Have To is better than Want To

This morning in church, Father Steve’s sermon focused on the cross. I won’t give a complete review of his homily, but one of his core messages was “often times we need to do what we have to do rather than what we want to do.” And by doing so, we will be more fulfilled and happy and accomplished. 


A good lesson for our entire congregation, but of course I can think of three other bloggable topics from Father Steve’s sermon.


First of all, that old Hellenic bugaboo – Turkey. I have no patience for Greeks who reflexively blame or condemn Turkey. I’m not happy that they have Constantinople, but history is history.
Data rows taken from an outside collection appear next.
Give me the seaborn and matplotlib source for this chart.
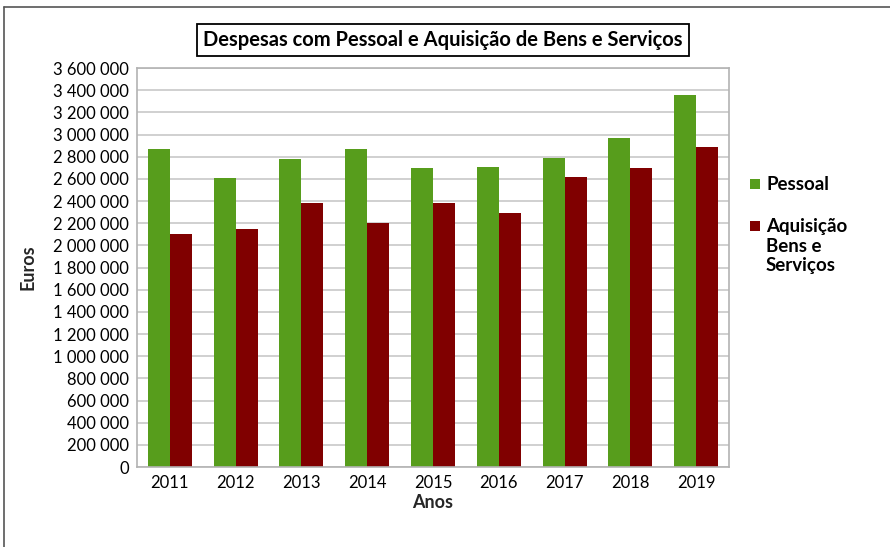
import matplotlib
matplotlib.use("Agg")
import matplotlib.pyplot as plt
from matplotlib.patches import Rectangle
from matplotlib.lines import Line2D
from matplotlib.ticker import FuncFormatter, MultipleLocator
import seaborn as sns
import pandas as pd

anos = ["2011", "2012", "2013", "2014", "2015", "2016", "2017", "2018", "2019"]
pessoal = [2872000, 2610000, 2782000, 2872000, 2701000, 2710000, 2791000, 2971000, 3359000]
aquisicao = [2105000, 2150000, 2385000, 2204000, 2385000, 2295000, 2620000, 2701000, 2890000]
series_names = ["Pessoal", "Aquisição Bens e Serviços"]
legend_labels = ["Pessoal", "Aquisição\nBens e\nServiços"]
colors = ["#579d1c", "#800000"]
title = "Despesas com Pessoal e Aquisição de Bens e Serviços"

df = pd.DataFrame({
    "Ano": anos * 2,
    "Valor": pessoal + aquisicao,
    "Serie": [series_names[0]] * len(anos) + [series_names[1]] * len(anos),
})

sns.set_theme(style="white")
plt.rcParams["font.family"] = ["Lato", "DejaVu Sans"]

W, H = 890, 547
fig = plt.figure(figsize=(W / 100, H / 100), dpi=100)
fig.patch.set_facecolor("white")

L, R, T, B = 137, 729, 68, 467
ax = fig.add_axes([L / W, 1 - B / H, (R - L) / W, (B - T) / H])

sns.barplot(data=df, x="Ano", y="Valor", hue="Serie", palette=colors,
            saturation=1, width=0.67, gap=0, ax=ax, legend=False, linewidth=0)

ax.set_ylim(0, 3600000)
ax.yaxis.set_major_locator(MultipleLocator(200000))
ax.yaxis.set_major_formatter(FuncFormatter(lambda v, p: f"{int(round(v)):,}".replace(",", " ")))
ax.grid(axis="y", color="#c8c8c8", linewidth=1.2)
ax.set_axisbelow(True)
for s in ax.spines.values():
    s.set_color("#b3b3b3")
    s.set_linewidth(1.2)
ax.tick_params(axis="y", length=3, color="#b3b3b3", labelsize=12, pad=3)
ax.tick_params(axis="x", length=0, labelsize=12, pad=6)
for lab in ax.get_xticklabels() + ax.get_yticklabels():
    lab.set_color("#000000")

ax.set_xlabel("Anos", fontsize=13, fontweight="bold", labelpad=2)
ax.set_ylabel("Euros", fontsize=13, fontweight="bold", labelpad=12)

# Title in box
fig.text(443 / W, 1 - 40 / H, title, ha="center", va="center", fontsize=14.5,
         fontweight="bold", color="black",
         bbox=dict(boxstyle="square,pad=0.3", fc="white", ec="black", lw=1.3))

# Legend
lx, tx = 750 / W, 766 / W
ys = [184, 226]
for c, lab, y in zip(colors, legend_labels, ys):
    fig.patches.append(Rectangle((lx, 1 - (y + 5) / H), 10 / W, 10 / H,
                                 transform=fig.transFigure, fc=c, ec="none"))
    fig.text(tx, 1 - (y - 8) / H, lab, ha="left", va="top", fontsize=13.5,
             fontweight="bold", color="#000000", linespacing=1.18)

# Outer frame (left and top)
fig.add_artist(Line2D([4 / W, 4 / W], [0, 1 - 7 / H], transform=fig.transFigure,
                      color="#555555", lw=1.2))
fig.add_artist(Line2D([4 / W, 1], [1 - 7 / H, 1 - 7 / H], transform=fig.transFigure,
                      color="#555555", lw=1.2))

fig.savefig("out.png", dpi=100, facecolor="white")
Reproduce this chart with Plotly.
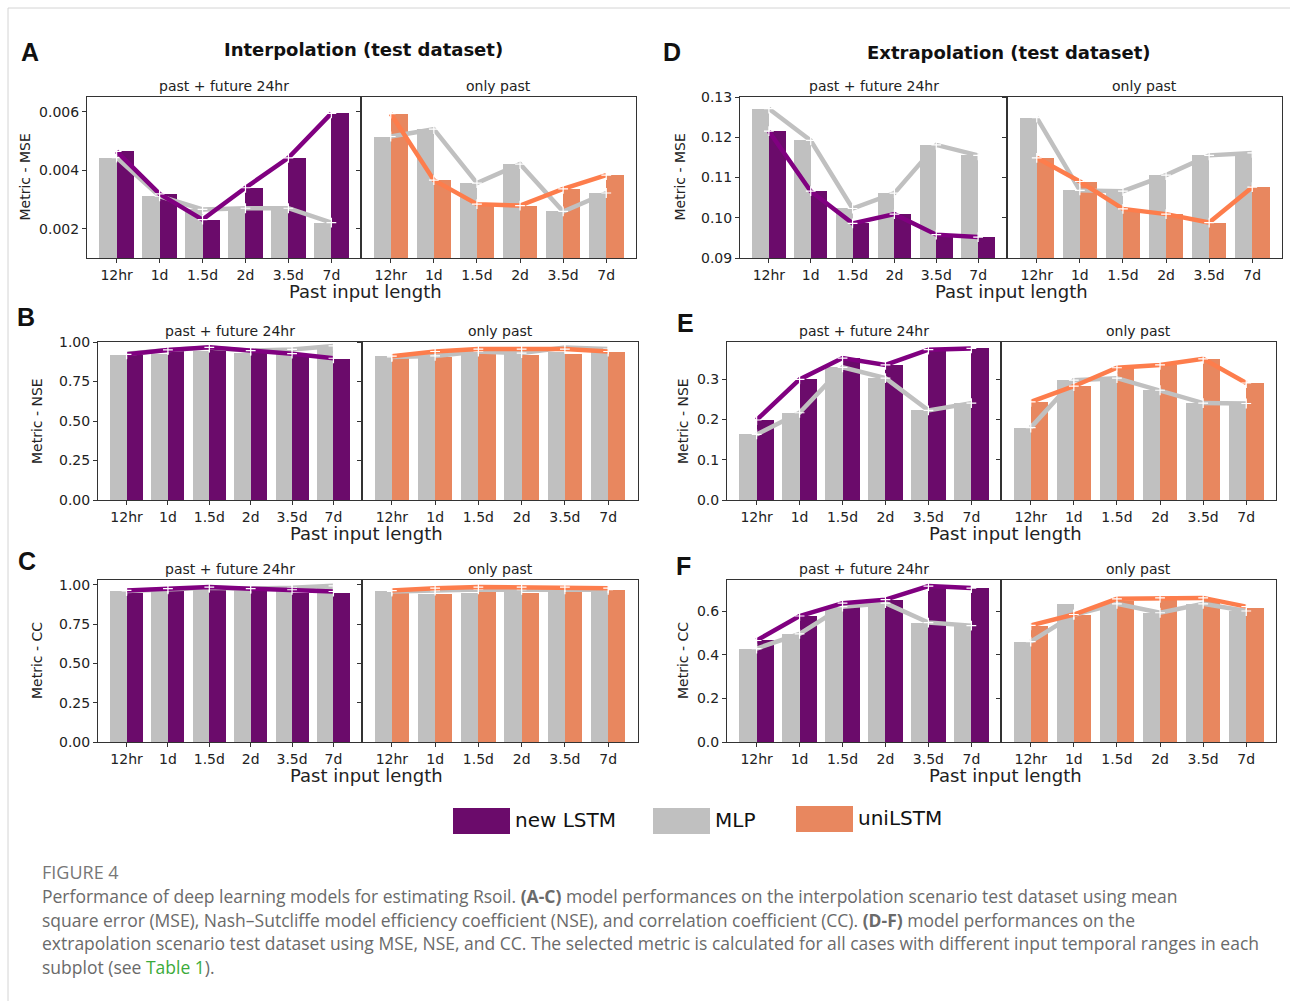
import plotly.graph_objects as go

W, H = 1290, 1001
periods = ["12hr", "1d", "1.5d", "2d", "3.5d", "7d"]

# ---- A: interpolation, MSE ----
A_pf_lstm = [0.00464, 0.00319, 0.00231, 0.00340, 0.00442, 0.00594]
A_pf_mlp = [0.00443, 0.00311, 0.00266, 0.00270, 0.00270, 0.00221]
A_op_uni = [0.00593, 0.00366, 0.00284, 0.00279, 0.00336, 0.00383]
A_op_mlp = [0.00515, 0.00540, 0.00356, 0.00421, 0.00259, 0.00322]

# ---- B: interpolation, NSE ----
B_pf_lstm = [0.916, 0.940, 0.950, 0.937, 0.916, 0.895]
B_pf_mlp = [0.920, 0.924, 0.940, 0.930, 0.922, 0.977]
B_op_uni = [0.900, 0.903, 0.925, 0.920, 0.925, 0.935]
B_op_mlp = [0.909, 0.912, 0.925, 0.930, 0.935, 0.935]
B_pf_lstm_line = [0.922, 0.950, 0.966, 0.945, 0.926, 0.897]
B_pf_mlp_line = [0.925, 0.950, 0.965, 0.945, 0.953, 0.975]
B_op_uni_line = [0.910, 0.940, 0.955, 0.955, 0.955, 0.940]
B_op_mlp_line = [0.905, 0.912, 0.940, 0.930, 0.965, 0.955]

# ---- C: interpolation, CC ----
C_pf_lstm = [0.950, 0.968, 0.978, 0.968, 0.950, 0.946]
C_pf_mlp = [0.957, 0.957, 0.968, 0.968, 0.963, 0.994]
C_op_uni = [0.950, 0.942, 0.957, 0.950, 0.957, 0.968]
C_op_mlp = [0.957, 0.942, 0.950, 0.957, 0.957, 0.957]
C_pf_lstm_line = [0.964, 0.975, 0.985, 0.975, 0.968, 0.957]
C_pf_mlp_line = [0.960, 0.970, 0.980, 0.975, 0.980, 0.993]
C_op_uni_line = [0.963, 0.978, 0.985, 0.985, 0.985, 0.978]
C_op_mlp_line = [0.957, 0.963, 0.970, 0.968, 0.970, 0.968]

# ---- D: extrapolation, MSE ----
D_pf_lstm = [0.1215, 0.1066, 0.0986, 0.1009, 0.0958, 0.0952]
D_pf_mlp = [0.1271, 0.1192, 0.1023, 0.1061, 0.1181, 0.1155]
D_op_uni = [0.1149, 0.1090, 0.1022, 0.1009, 0.0988, 0.1076]
D_op_mlp = [0.1249, 0.1068, 0.1066, 0.1106, 0.1155, 0.1161]

# ---- E: extrapolation, NSE ----
E_pf_lstm = [0.199, 0.300, 0.353, 0.336, 0.374, 0.377]
E_pf_mlp = [0.163, 0.217, 0.330, 0.303, 0.223, 0.241]
E_op_uni = [0.244, 0.283, 0.329, 0.336, 0.351, 0.291]
E_op_mlp = [0.180, 0.298, 0.303, 0.273, 0.241, 0.240]

# ---- F: extrapolation, CC ----
F_pf_lstm = [0.465, 0.577, 0.636, 0.652, 0.714, 0.705]
F_pf_mlp = [0.428, 0.495, 0.620, 0.636, 0.547, 0.533]
F_op_uni = [0.530, 0.584, 0.645, 0.655, 0.655, 0.616]
F_op_mlp = [0.460, 0.630, 0.633, 0.592, 0.630, 0.600]
F_op_uni_line = [0.534, 0.584, 0.656, 0.660, 0.660, 0.620]
F_op_mlp_line = [0.460, 0.582, 0.633, 0.592, 0.633, 0.600]

# colours
C_LSTM_BAR = "#6b0b6b"
C_LSTM_LINE = "#800080"
C_MLP = "#c0c0c0"
C_UNI_BAR = "#e8875f"
C_UNI_LINE = "#fd7d4c"

FONT = "DejaVu Sans"


def px(x):
    return x / W


def py(y):
    return 1 - y / H


fig = go.Figure()
layout_axes = {}
annotations = []
shapes = []

panels = [
    dict(letter="A", lx=30, ly=52, x0=87, xm=361, x1=636, yt=97, yb=258,
         yr=[0.001, 0.0065], tv=[0.002, 0.004, 0.006], fmt=".3f",
         ylab="Metric - MSE", ylx=25,
         left=(A_pf_mlp, A_pf_lstm, A_pf_mlp, A_pf_lstm),
         right=(A_op_mlp, A_op_uni, A_op_mlp, A_op_uni)),
    dict(letter="B", lx=26, ly=317, x0=98, xm=362, x1=638, yt=342, yb=500,
         yr=[0, 1.0], tv=[0, 0.25, 0.5, 0.75, 1.0], fmt=".2f",
         ylab="Metric - NSE", ylx=37,
         left=(B_pf_mlp, B_pf_lstm, B_pf_mlp_line, B_pf_lstm_line),
         right=(B_op_mlp, B_op_uni, B_op_mlp_line, B_op_uni_line)),
    dict(letter="C", lx=27, ly=561, x0=98, xm=362, x1=638, yt=580, yb=742,
         yr=[0, 1.03], tv=[0, 0.25, 0.5, 0.75, 1.0], fmt=".2f",
         ylab="Metric - CC", ylx=37,
         left=(C_pf_mlp, C_pf_lstm, C_pf_mlp_line, C_pf_lstm_line),
         right=(C_op_mlp, C_op_uni, C_op_mlp_line, C_op_uni_line)),
    dict(letter="D", lx=672, ly=52, x0=740, xm=1007, x1=1282, yt=97, yb=258,
         yr=[0.09, 0.13], tv=[0.09, 0.10, 0.11, 0.12, 0.13], fmt=".2f",
         ylab="Metric - MSE", ylx=680,
         left=(D_pf_mlp, D_pf_lstm, D_pf_mlp, D_pf_lstm),
         right=(D_op_mlp, D_op_uni, D_op_mlp, D_op_uni)),
    dict(letter="E", lx=685, ly=323, x0=727, xm=1001, x1=1276, yt=342, yb=500,
         yr=[0, 0.393], tv=[0, 0.1, 0.2, 0.3], fmt=".1f",
         ylab="Metric - NSE", ylx=683,
         left=(E_pf_mlp, E_pf_lstm, E_pf_mlp, E_pf_lstm),
         right=(E_op_mlp, E_op_uni, E_op_mlp, E_op_uni)),
    dict(letter="F", lx=683, ly=566, x0=727, xm=1001, x1=1276, yt=580, yb=742,
         yr=[0, 0.742], tv=[0, 0.2, 0.4, 0.6], fmt=".1f",
         ylab="Metric - CC", ylx=683,
         left=(F_pf_mlp, F_pf_lstm, F_pf_mlp, F_pf_lstm),
         right=(F_op_mlp, F_op_uni, F_op_mlp_line, F_op_uni_line)),
]

idx = 0
xs = list(range(len(periods)))
for p in panels:
    for side in ("left", "right"):
        idx += 1
        xa = "x" if idx == 1 else f"x{idx}"
        ya = "y" if idx == 1 else f"y{idx}"
        xname = "xaxis" if idx == 1 else f"xaxis{idx}"
        yname = "yaxis" if idx == 1 else f"yaxis{idx}"
        if side == "left":
            d0, d1 = p["x0"], p["xm"]
            cbar, cline = C_LSTM_BAR, C_LSTM_LINE
        else:
            d0, d1 = p["xm"], p["x1"]
            cbar, cline = C_UNI_BAR, C_UNI_LINE
        mlp_bar, mod_bar, mlp_line, mod_line = p[side]

        fig.add_trace(go.Bar(x=[i - 0.2 for i in xs], y=mlp_bar, width=0.4,
                             marker=dict(color=C_MLP, line=dict(width=0)),
                             xaxis=xa, yaxis=ya, showlegend=False))
        fig.add_trace(go.Bar(x=[i + 0.2 for i in xs], y=mod_bar, width=0.4,
                             marker=dict(color=cbar, line=dict(width=0)),
                             xaxis=xa, yaxis=ya, showlegend=False))
        for yv, col in ((mlp_line, C_MLP), (mod_line, cline)):
            fig.add_trace(go.Scatter(
                x=xs, y=yv, mode="lines+markers",
                line=dict(color=col, width=4.5),
                marker=dict(symbol="cross-thin", size=7, color="white",
                            line=dict(color="white", width=1.2)),
                xaxis=xa, yaxis=ya, showlegend=False, cliponaxis=True))

        layout_axes[xname] = dict(
            domain=[px(d0), px(d1)], anchor=ya, range=[-0.69, 5.69],
            tickmode="array", tickvals=xs, ticktext=periods,
            showline=True, mirror=True, linecolor="#333", linewidth=1,
            ticks="outside", ticklen=4, tickcolor="#333",
            tickfont=dict(family=FONT, size=14, color="#222"),
            showgrid=False, zeroline=False, fixedrange=True, automargin=False)
        layout_axes[yname] = dict(
            domain=[py(p["yb"]), py(p["yt"])], anchor=xa, range=p["yr"],
            tickmode="array", tickvals=p["tv"], tickformat=p["fmt"],
            showticklabels=(side == "left"),
            showline=True, mirror=True, linecolor="#333", linewidth=1,
            ticks="outside", ticklen=4, tickcolor="#333",
            tickfont=dict(family=FONT, size=14, color="#222"),
            showgrid=False, zeroline=False, fixedrange=True, automargin=False)

        annotations.append(dict(
            text="past + future 24hr" if side == "left" else "only past",
            x=px((d0 + d1) / 2), y=py(p["yt"] - 11), xref="paper", yref="paper",
            xanchor="center", yanchor="middle", showarrow=False,
            font=dict(family=FONT, size=14, color="#222")))

    annotations.append(dict(text=f"<b>{p['letter']}</b>", x=px(p["lx"]), y=py(p["ly"]),
                            xref="paper", yref="paper", xanchor="center", yanchor="middle",
                            showarrow=False,
                            font=dict(family="Liberation Sans", size=25, color="#111")))
    annotations.append(dict(text=p["ylab"], x=px(p["ylx"]), y=py((p["yt"] + p["yb"]) / 2),
                            xref="paper", yref="paper", xanchor="center", yanchor="middle",
                            textangle=-90, showarrow=False,
                            font=dict(family=FONT, size=14, color="#222")))
    annotations.append(dict(text="Past input length", x=px(p["xm"] + 4), y=py(p["yb"] + 33),
                            xref="paper", yref="paper", xanchor="center", yanchor="middle",
                            showarrow=False,
                            font=dict(family=FONT, size=18, color="#222")))

annotations.append(dict(text="<b>Interpolation (test dataset)</b>", x=px(363), y=py(49),
                        xref="paper", yref="paper", xanchor="center", yanchor="middle",
                        showarrow=False, font=dict(family=FONT, size=18, color="#111")))
annotations.append(dict(text="<b>Extrapolation (test dataset)</b>", x=px(1008), y=py(52),
                        xref="paper", yref="paper", xanchor="center", yanchor="middle",
                        showarrow=False, font=dict(family=FONT, size=18, color="#111")))

legend_items = [("new LSTM", C_LSTM_BAR, 453, 808, 834),
                ("MLP", C_MLP, 653, 808, 834),
                ("uniLSTM", C_UNI_BAR, 796, 806, 832)]
for name, col, lx, ly0, ly1 in legend_items:
    shapes.append(dict(type="rect", xref="paper", yref="paper",
                       x0=px(lx), x1=px(lx + 57), y0=py(ly1), y1=py(ly0),
                       fillcolor=col, line=dict(width=0)))
    annotations.append(dict(text=name, x=px(lx + 60), y=py((ly0 + ly1) / 2 - 1),
                            xref="paper", yref="paper", xanchor="left", yanchor="middle",
                            showarrow=False, font=dict(family=FONT, size=20, color="#111")))

shapes.append(dict(type="line", xref="paper", yref="paper", x0=px(8), x1=1, y0=py(8), y1=py(8),
                   line=dict(color="#d4d4d4", width=1)))
shapes.append(dict(type="line", xref="paper", yref="paper", x0=px(8), x1=px(8), y0=py(8), y1=0,
                   line=dict(color="#d4d4d4", width=1)))

CAP = "Open Sans"
annotations.append(dict(text="FIGURE 4", x=px(40), y=py(872), xref="paper", yref="paper",
                        xanchor="left", yanchor="middle", showarrow=False,
                        font=dict(family=CAP, size=18, color="#777")))
cap_lines = [
    "Performance of deep learning models for estimating Rsoil. <b>(A-C)</b> model performances on the interpolation scenario test dataset using mean",
    "square error (MSE), Nash\u2013Sutcliffe model efficiency coefficient (NSE), and correlation coefficient (CC). <b>(D-F)</b> model performances on the",
    "extrapolation scenario test dataset using MSE, NSE, and CC. The selected metric is calculated for all cases with different input temporal ranges in each",
    "subplot (see <span style='color:#3bab3b'>Table 1</span>).",
]
for i, t in enumerate(cap_lines):
    annotations.append(dict(text=t, x=px(40), y=py(896 + 23.5 * i), xref="paper", yref="paper",
                            xanchor="left", yanchor="middle", showarrow=False,
                            font=dict(family=CAP, size=17.5, color="#6a6a6a")))

fig.update_layout(
    width=W, height=H, margin=dict(l=0, r=0, t=0, b=0, pad=0),
    paper_bgcolor="white", plot_bgcolor="white",
    barmode="overlay", bargap=0, showlegend=False,
    annotations=annotations, shapes=shapes, **layout_axes)

fig.write_html("out.html",
               config={"displayModeBar": False, "staticPlot": True},
               post_script="document.body.style.margin='0';document.body.style.overflow='hidden';")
And like most Greeks, at least Greeks in Greece, I hope that one day Turkey joins the European Union.  


But if they want to join the EU, Turkey has to admit that the Armenian genocide happened, guarantee religious freedom, recognize the government of Cyprus and withdraw Turkish troops, among other things. 


I’m picking on the Turks because this week the Turkish government officially protested the House Foreign Relations committee passing a resolution condemning the Armenian genocide. The official Turkish government policy is that the genocide never happened. Of course, there is no legitimate debate on the first genocide of the 20th century, one the dissolving Ottoman Empire got away with. 
  
Implicit to joining a union of European states is that you give up some of your sovereignty in order to conform to the European – and western - standards.  But Turkey’s ultra-nationalism (to say nothing of European misgivings about including a Muslim country in its ranks) seems to make EU membership impossible. 


A few months ago 60 Minutes profiled the petty and mean-spirited restrictions on the Orthodox Ecumenical Patriarch in Istanbul. The EU charter prohibits that kind of religious persecution, but the Turkish government continues to keep the Patriarchate under its thumb despite the consequences for EU membership.


They want to keep acting like blind nationalists, but to make Turkey better they have to acknowledge the genocide, appreciate the history of the Patriarchate in Constantinople and guarantee religious freedom for non-Muslims, and recognize the government of Cyprus (which, after all, is an E.U. member).


Two, the elected officials and others who keep harping on the size of the deficit, if they are serious about this issue, need to either raise taxes to increase revenue or stop talking about this issue.  


I’ve blogged this before, but discretionary spending on so-called big government programs is only 3 percent of federal spending.  A catch phrase for hypocritical deficit hawks is “I want a government small enough to drown in a bath tub.”  Well, unless the bathtub is the Pacific Ocean that’s not happening. The only way to fit our government into a metaphorical bathtub is to undertake unrealistic and dramatic cuts in defense spending and Social Security/Medicare, or stop paying interest on the debt.  


Getting people back to work – and paying them unemployment insurance – is more important than deficit reduction. It’s also a way to shrink the debt long term since unemployment insurance spurs spending, and in America’s service economy consumer spending leads to jobs.  Jobs lead to more taxes and revenue, and revenue leads to deficit reduction.  


Deficit hawks want to shrink government, but to really reduce the deficit they have to support more government spending on job creation. 


Finally, as the entire world knows Greece’s economy is in crisis. But despite some protests in the streets – and let’s face it, Greeks will protest anything; when Jesus comes back they’ll protest that – polls show more than 70 percent of the public supports the long-overdue cuts to Greek government spending (FYI, the Greek government sold $7 billion worth of bonds last week, so others seem to support what the government is doing, too). 


So it appears Greece, of all people, is doing what they have to as opposed to what they want to.

2 comments:

John Manuel said...

That is one of your best-written blog posts. You even left the mint on the pillow -- coming back at the end to what you led with. Well done!

Athan said...

Sovara? Thanks for the nice comment.